Ideas for better word encoding

Ideas for better word encoding …

I’m testing different variations of encoding WORDS (of characters) and passing them trough bbHTM:SPooler to see what happens.

Currently I tried 3 variants :

  1. Use 5 bits for all possible 26 combinations (dense)
  2. One-hot 26 bit vector
  3. 3 active bits out of 78 bits per character (i.e. category encoder)

So far the option 3 behaves the best…
I compare the SP generated word-SDR and I get for example :

13 bits overlap for “interface” and “intersection”, which is good … the interesting part is that I get zero-overlap for
"management" and “measurement”, you can see why if you put them one below the other :



Do you see how the second example “slip” by one character :slight_smile:

The question is do you have some other ideas for Encoder that will capture the slippage ?!
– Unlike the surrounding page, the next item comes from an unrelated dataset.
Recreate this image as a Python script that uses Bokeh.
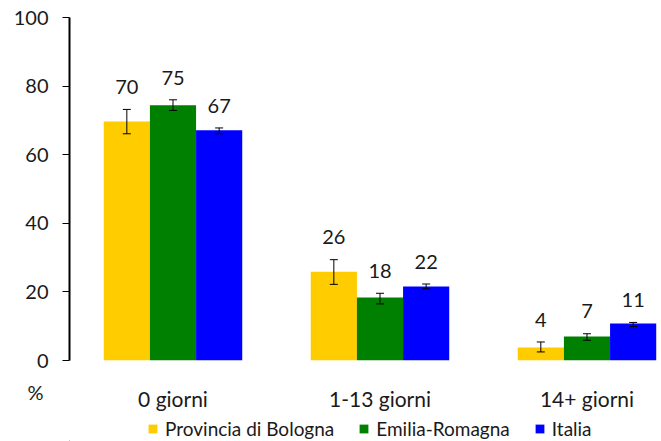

What about letter ngrams? That’s what I use for my project.
Here is the python to convert a string to ngrams:

  def create_letter_n_grams(s,N):
    for i in range(len(s)-N+1):
      yield s[i:i+N]

Using 1,2,3 letter ngrams I get these similarity results:
45.8% interface, intersection
47.8% management, measurement

1 Like

That’s good, but I want to pass to SP encoded-word not encoded-string !
Also how do you convert them to binary ? what encoding do you use for the n-grams ? If I use 2-grams I no longer can encode it with 26-category encoder ( per char), because there are too many 325! combinations !